### What to work on
Transcribe the listing in full, excluding any pictures.

'''

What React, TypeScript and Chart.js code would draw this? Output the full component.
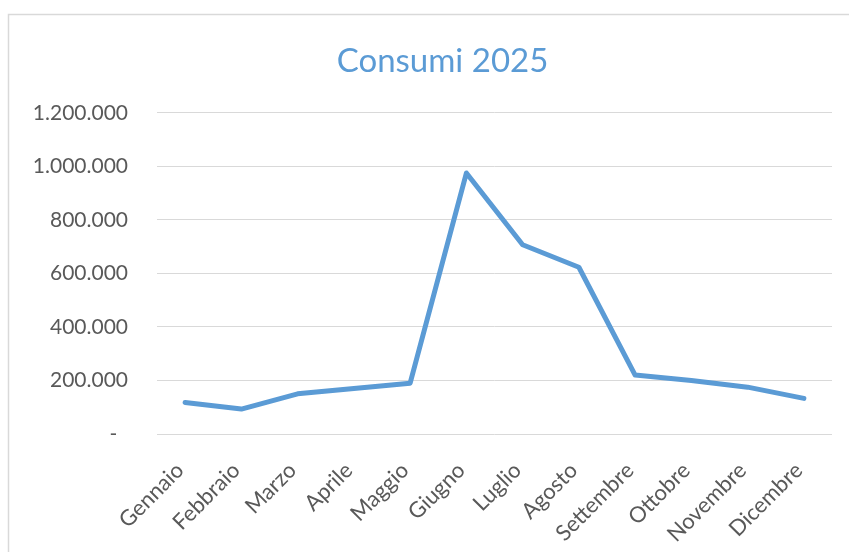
import React, { useEffect, useRef } from "react";
import { Chart, registerables } from "chart.js";

Chart.register(...registerables);

const categories = [
  "Gennaio", "Febbraio", "Marzo", "Aprile", "Maggio", "Giugno",
  "Luglio", "Agosto", "Settembre", "Ottobre", "Novembre", "Dicembre",
];
const consumi = [
  118000, 93000, 150000, 170000, 190000, 975000,
  707000, 623000, 220000, 200000, 175000, 133000,
];
const yMin = 0;
const yMax = 1200000;
const yStep = 200000;
const chartTitle = "Consumi 2025";

function formatIt(v: number): string {
  if (v === 0) return "-  ";
  return String(Math.round(v)).replace(/\B(?=(\d{3})+(?!\d))/g, ".");
}

const borderPlugin = {
  id: "outerBorder",
  afterLayout(chart: any) {
    // centre the title over the whole chart frame (Excel style), not the padded box
    if (chart.titleBlock) {
      chart.titleBlock.left = 53;
    }
  },
  beforeDraw(chart: any) {
    const ctx = chart.ctx;
    ctx.save();
    ctx.fillStyle = "#ffffff";
    ctx.fillRect(0, 0, chart.width, chart.height);
    ctx.strokeStyle = "#d9d9d9";
    ctx.lineWidth = 1.5;
    ctx.strokeRect(8.5, 14.5, chart.width + 20, chart.height + 20);
    ctx.restore();
  },
};

export default function App() {
  const ref = useRef<HTMLCanvasElement | null>(null);

  useEffect(() => {
    if (!ref.current) return;
    const chart = new Chart(ref.current, {
      type: "line",
      data: {
        labels: categories,
        datasets: [
          {
            label: chartTitle,
            data: consumi,
            borderColor: "#5B9BD5",
            backgroundColor: "#5B9BD5",
            borderWidth: 5,
            pointRadius: 0,
            pointHoverRadius: 0,
            tension: 0,
            borderCapStyle: "round",
            borderJoinStyle: "round",
            fill: false,
          },
        ],
      },
      options: {
        responsive: false,
        animation: false,
        layout: { padding: { left: 0, right: 17, top: 0, bottom: 0 } },
        plugins: {
          legend: { display: false },
          tooltip: { enabled: false },
          title: {
            display: true,
            text: chartTitle,
            color: "#5B9BD5",
            font: { family: "Lato", size: 33, weight: "normal", lineHeight: 1.2 },
            padding: { top: 42, bottom: 31.2 },
          },
        },
        scales: {
          x: {
            offset: true,
            grid: { display: false, drawTicks: false },
            border: { display: false },
            ticks: {
              color: "#595959",
              font: { family: "Lato", size: 22, lineHeight: 1 },
              minRotation: 45,
              maxRotation: 45,
              padding: 25,
              labelOffset: -5,
              autoSkip: false,
            },
            afterFit: (scale: any) => {
              scale.height = 118;
            },
          },
          y: {
            min: yMin,
            max: yMax,
            grid: { color: "#d9d9d9", lineWidth: 1, drawTicks: false },
            border: { display: false },
            ticks: {
              stepSize: yStep,
              color: "#595959",
              font: { family: "Lato", size: 21 },
              padding: 29,
              callback: (v: any) => formatIt(Number(v)),
            },
            afterFit: (scale: any) => {
              scale.width = 157;
            },
          },
        },
      },
      plugins: [borderPlugin],
    });
    return () => chart.destroy();
  }, []);

  return (
    <div style={{ position: "fixed", left: 0, top: 0, width: 849, height: 552, overflow: "hidden", background: "#fff" }}>
      <canvas ref={ref} width={849} height={552} style={{ display: "block" }} />
    </div>
  );
}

'''

### Result of the task
What React, TypeScript and Chart.js code would draw this? Output the full component.
import React, { useEffect, useRef } from "react";
import { Chart, registerables } from "chart.js";

Chart.register(...registerables);

const categories = [
  "Gennaio", "Febbraio", "Marzo", "Aprile", "Maggio", "Giugno",
  "Luglio", "Agosto", "Settembre", "Ottobre", "Novembre", "Dicembre",
];
const consumi = [
  118000, 93000, 150000, 170000, 190000, 975000,
  707000, 623000, 220000, 200000, 175000, 133000,
];
const yMin = 0;
const yMax = 1200000;
const yStep = 200000;
const chartTitle = "Consumi 2025";

function formatIt(v: number): string {
  if (v === 0) return "-  ";
  return String(Math.round(v)).replace(/\B(?=(\d{3})+(?!\d))/g, ".");
}

const borderPlugin = {
  id: "outerBorder",
  afterLayout(chart: any) {
    // centre the title over the whole chart frame (Excel style), not the padded box
    if (chart.titleBlock) {
      chart.titleBlock.left = 53;
    }
  },
  beforeDraw(chart: any) {
    const ctx = chart.ctx;
    ctx.save();
    ctx.fillStyle = "#ffffff";
    ctx.fillRect(0, 0, chart.width, chart.height);
    ctx.strokeStyle = "#d9d9d9";
    ctx.lineWidth = 1.5;
    ctx.strokeRect(8.5, 14.5, chart.width + 20, chart.height + 20);
    ctx.restore();
  },
};

export default function App() {
  const ref = useRef<HTMLCanvasElement | null>(null);

  useEffect(() => {
    if (!ref.current) return;
    const chart = new Chart(ref.current, {
      type: "line",
      data: {
        labels: categories,
        datasets: [
          {
            label: chartTitle,
            data: consumi,
            borderColor: "#5B9BD5",
            backgroundColor: "#5B9BD5",
            borderWidth: 5,
            pointRadius: 0,
            pointHoverRadius: 0,
            tension: 0,
            borderCapStyle: "round",
            borderJoinStyle: "round",
            fill: false,
          },
        ],
      },
      options: {
        responsive: false,
        animation: false,
        layout: { padding: { left: 0, right: 17, top: 0, bottom: 0 } },
        plugins: {
          legend: { display: false },
          tooltip: { enabled: false },
          title: {
            display: true,
            text: chartTitle,
            color: "#5B9BD5",
            font: { family: "Lato", size: 33, weight: "normal", lineHeight: 1.2 },
            padding: { top: 42, bottom: 31.2 },
          },
        },
        scales: {
          x: {
            offset: true,
            grid: { display: false, drawTicks: false },
            border: { display: false },
            ticks: {
              color: "#595959",
              font: { family: "Lato", size: 22, lineHeight: 1 },
              minRotation: 45,
              maxRotation: 45,
              padding: 25,
              labelOffset: -5,
              autoSkip: false,
            },
            afterFit: (scale: any) => {
              scale.height = 118;
            },
          },
          y: {
            min: yMin,
            max: yMax,
            grid: { color: "#d9d9d9", lineWidth: 1, drawTicks: false },
            border: { display: false },
            ticks: {
              stepSize: yStep,
              color: "#595959",
              font: { family: "Lato", size: 21 },
              padding: 29,
              callback: (v: any) => formatIt(Number(v)),
            },
            afterFit: (scale: any) => {
              scale.width = 157;
            },
          },
        },
      },
      plugins: [borderPlugin],
    });
    return () => chart.destroy();
  }, []);

  return (
    <div style={{ position: "fixed", left: 0, top: 0, width: 849, height: 552, overflow: "hidden", background: "#fff" }}>
      <canvas ref={ref} width={849} height={552} style={{ display: "block" }} />
    </div>
  );
}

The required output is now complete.